Sexo, a primeira faixa, é o abre-alas da festa profana concebida com fé e provocação. O primitivismo de sua música – Tom Zé é a vingança do quase cantor fazendo a quase canção – cresce nos detalhes. O que seria de Sobe ni Mim se fossem apenas ele e o violão? Mas o arranjo de força rock and roll, com a explosão do baixo de Lepetit rompendo panelas, sanfonas e berimbaus, dá impacto e sentido a uma letra tão profunda quanto o pensamento de quem está lá na hora h, anunciando a chegada do prazer. “Aí quí, caía aqui, aí cá, caía cá… cá”. Tom se baseia em uma matéria publicada na Revista JP, da colunista social Joyce Pascowitch, para compor Orgasmo Terceirizado e cria uma entusiasmada rusga entre as meninas da Universidade de São Paulo versus as estudantes da Faculdade Getúlio Vargas em USP X GV.

Dedo sugere às moças algo que, quando vem assim, sem a música, pode parecer um tanto gratuito.
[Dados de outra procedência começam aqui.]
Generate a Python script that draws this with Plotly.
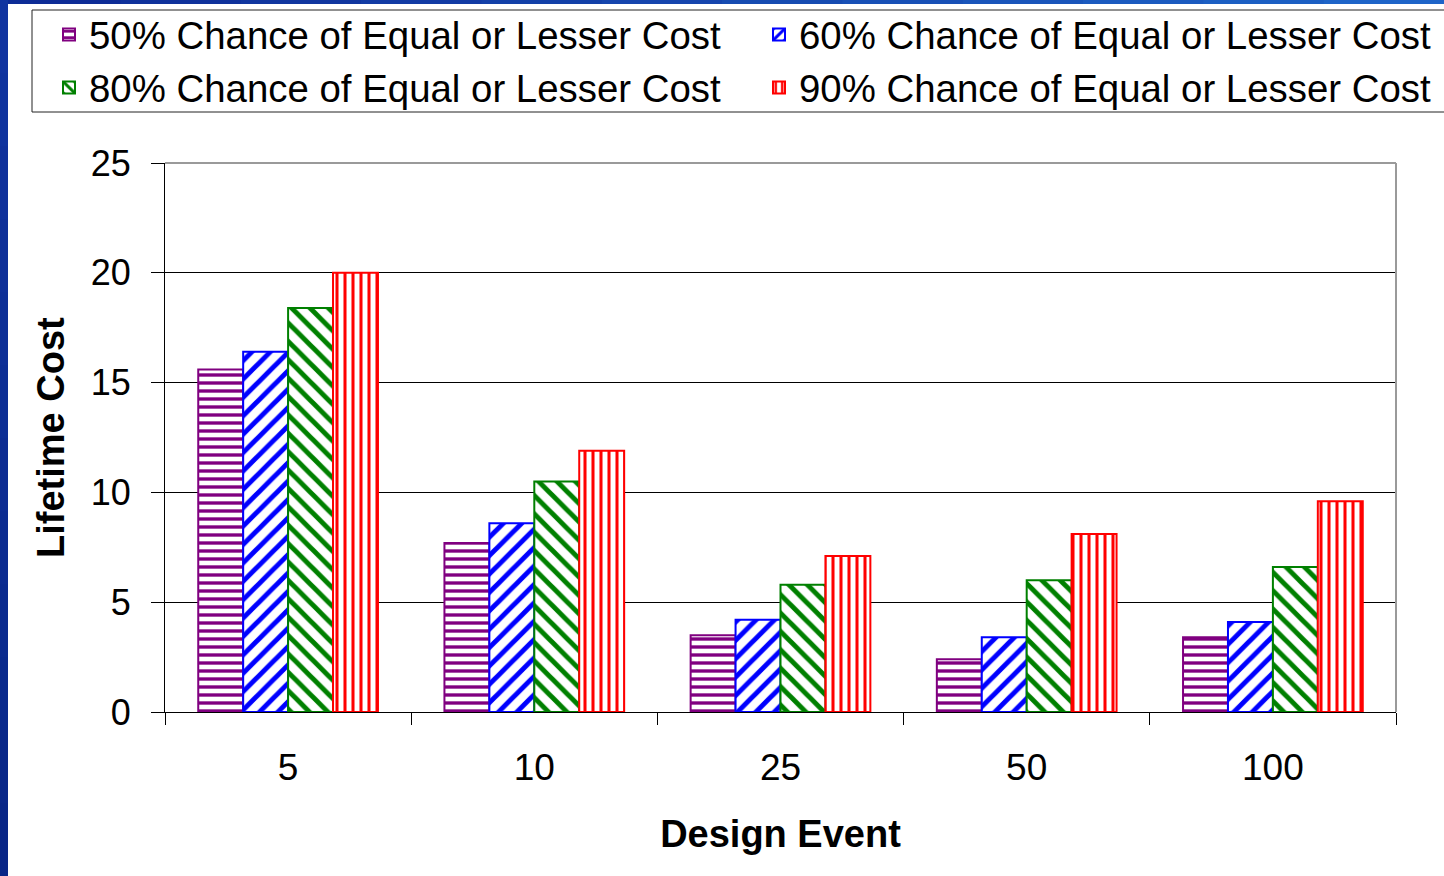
import plotly.graph_objects as go

# Design events (return period) and lifetime cost at each confidence level
design_events = ["5", "10", "25", "50", "100"]
cost_50 = [15.6, 7.7, 3.5, 2.4, 3.4]
cost_60 = [16.4, 8.6, 4.2, 3.4, 4.1]
cost_80 = [18.4, 10.5, 5.8, 6.0, 6.6]
cost_90 = [20.0, 11.9, 7.1, 8.1, 9.6]

series_names = [
    "50% Chance of Equal or Lesser Cost",
    "60% Chance of Equal or Lesser Cost",
    "80% Chance of Equal or Lesser Cost",
    "90% Chance of Equal or Lesser Cost",
]
series_values = [cost_50, cost_60, cost_80, cost_90]
series_colors = ["#800080", "#0000FF", "#008000", "#FF0000"]
series_shapes = ["-", "/", "\\", "|"]
series_sizes = [8, 13, 13, 8]
series_solidity = [0.42, 0.38, 0.38, 0.38]
# legend column for each series: left column holds 50% / 80%, right holds 60% / 90%
series_legend = ["legend", "legend2", "legend", "legend2"]

W, H = 1444, 876
ML, MR, MT, MB = 165, 48, 163, 164
PW, PH = W - ML - MR, H - MT - MB

FONT = "Liberation Sans, Arial, sans-serif"

fig = go.Figure()
for name, vals, col, shp, sz, sol, lg in zip(series_names, series_values, series_colors,
                                              series_shapes, series_sizes, series_solidity,
                                              series_legend):
    fig.add_trace(go.Bar(
        x=design_events, y=vals, name=name, legend=lg,
        marker=dict(
            color="white",
            line=dict(color=col, width=2),
            pattern=dict(shape=shp, fgcolor=col, bgcolor="white",
                         size=sz, solidity=sol, fillmode="replace"),
        ),
    ))


def px_x(p):
    return (p - ML) / PW


def px_y(p):
    return (H - MB - p) / PH


shapes = []
# legend frame
shapes.append(dict(type="rect", xref="paper", yref="paper", layer="below",
                   x0=px_x(32), x1=px_x(W + 10), y0=px_y(112), y1=px_y(10),
                   line=dict(color="#222222", width=1), fillcolor="white"))
# blue frame strips along the left and top edges
n_seg = 12
top_start, top_end = (13, 44, 150), (30, 100, 200)
for i in range(n_seg):
    t = i / (n_seg - 1)
    c = tuple(round(a + (b - a) * t) for a, b in zip(top_start, top_end))
    shapes.append(dict(type="rect", xref="paper", yref="paper", layer="above",
                       x0=px_x(W * i / n_seg), x1=px_x(W * (i + 1) / n_seg + 1),
                       y0=px_y(4), y1=px_y(0), line=dict(width=0),
                       fillcolor="rgb(%d,%d,%d)" % c))
left_top, left_bot = (16, 52, 160), (8, 38, 135)
for i in range(n_seg):
    t = i / (n_seg - 1)
    c = tuple(round(a + (b - a) * t) for a, b in zip(left_top, left_bot))
    shapes.append(dict(type="rect", xref="paper", yref="paper", layer="above",
                       x0=px_x(0), x1=px_x(8),
                       y0=px_y(H * (i + 1) / n_seg + 1), y1=px_y(H * i / n_seg),
                       line=dict(width=0), fillcolor="rgb(%d,%d,%d)" % c))
# grey plot-area border on the top and right sides
shapes.append(dict(type="line", xref="paper", yref="paper", layer="above",
                   x0=0, x1=1, y0=1, y1=1, line=dict(color="#9a9a9a", width=2)))
shapes.append(dict(type="line", xref="paper", yref="paper", layer="above",
                   x0=1, x1=1, y0=0, y1=1, line=dict(color="#9a9a9a", width=2)))

legend_common = dict(
    orientation="v",
    xref="container", yref="container",
    xanchor="left", yanchor="top",
    bgcolor="rgba(0,0,0,0)", borderwidth=0,
    font=dict(family=FONT, size=38.4, color="black"),
    indentation=17,
    traceorder="normal",
)
LEG_TOP = 3
fig.update_layout(
    width=W, height=H,
    margin=dict(l=ML, r=MR, t=MT, b=MB, autoexpand=False),
    paper_bgcolor="white", plot_bgcolor="white",
    font=dict(family=FONT, color="black"),
    barmode="group", bargap=0.27, bargroupgap=0,
    shapes=shapes,
    showlegend=True,
    legend=dict(x=32 / W, y=1 - LEG_TOP / H, **legend_common),
    legend2=dict(x=(32 + 710) / W, y=1 - LEG_TOP / H, **legend_common),
    annotations=[dict(
        text="<b>Lifetime Cost</b>", textangle=-90,
        xref="paper", yref="paper", x=px_x(51), y=px_y(438),
        xanchor="center", yanchor="middle", showarrow=False,
        font=dict(family=FONT, size=38, color="black"),
    )],
    xaxis=dict(
        type="category",
        ticks="outside", ticklen=12, tickcolor="black", tickwidth=1,
        tickson="boundaries",
        ticklabelstandoff=23,
        showline=True, linecolor="black", linewidth=1,
        showgrid=False,
        tickfont=dict(family=FONT, size=37, color="black"),
        title=dict(text="<b>Design Event</b>", standoff=32,
                   font=dict(family=FONT, size=38, color="black")),
    ),
    yaxis=dict(
        range=[0, 25], dtick=5,
        ticks="outside", ticklen=13, tickcolor="black", tickwidth=1,
        ticklabelstandoff=13,
        showline=True, linecolor="black", linewidth=1,
        showgrid=True, gridcolor="black", gridwidth=1,
        zeroline=False,
        tickfont=dict(family=FONT, size=36, color="black"),
    ),
)

fig.write_html("out.html")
Na canção, ganha mais sentido. “Ô, ô, ô, moça assustadinha / ô, ô, ô, dedo com camisinha / ô, ô, ô, moça de pai zangado / um dedo engravatado / moça que tem receio / dedo até o meio / Pra moça que ainda tem medo / Um dedo que guarde segredo”.

Uma inspiradora dissecação do corpo feminino é feita em Por Baixo. “Por baixo do vestido / a timidez / Baixo da timidez, a seda fina / Baixo dela, uma nuvem de calor / Baixo desse calor, um perfume da China”. E, abaixo do perfume, mais descoberta: “Por baixo do perfume, a rede elétrica / Baixo da rede elétrica, os pelos / E por baixo dos pelos, as estradas / Que conduzem nos fios / Os teus arrepios / Manifestos em ois! e uis! e ais! / Lá onde a razão não chega mais”.

Tom Zé estava com a temática desse disco em mente há um tempo. Em 2014, chegou a apresentar um show no Bourbon Street com algumas músicas do repertório. Chegou a anunciar ao Estado que incluiria a canção Maria Bago Mole no disco, mas ela acabou não entrando. O show no Bourbon foi arrebatador em seu formato. Tom agia como se liderasse um talk-show, explicando a origem das letras à plateia com seu jeito professoral endiabrado. Se quisesse, poderia sair pelo País vendendo essa apresentação em paralelo aos shows convencionais.

Interessante sentir durante alguns momentos da audição do disco que o jeito Tom Zé de pensar música também pode cansar, desgastar, tornar a repetição da aventura ao desconhecido um terreno familiar, tirar o prazer do susto diante de um prato sofisticado por oferecê-lo muitas vezes. O imprevisível, quando repetido à exaustão, será um dia previsível e a surpresa, se tirada da cartola a cada compasso, não surpreenderá mais. O chão também é preciso, a calmaria reforça a tempestade. Mas pergunte a Tom Zé se ele, aos 80 anos de idade, sobrevivente das ancas da professora de piano e salvo um dia da invisibilidade eterna pelo músico David Byrne, está preocupado com isso. Sua música não nega fogo.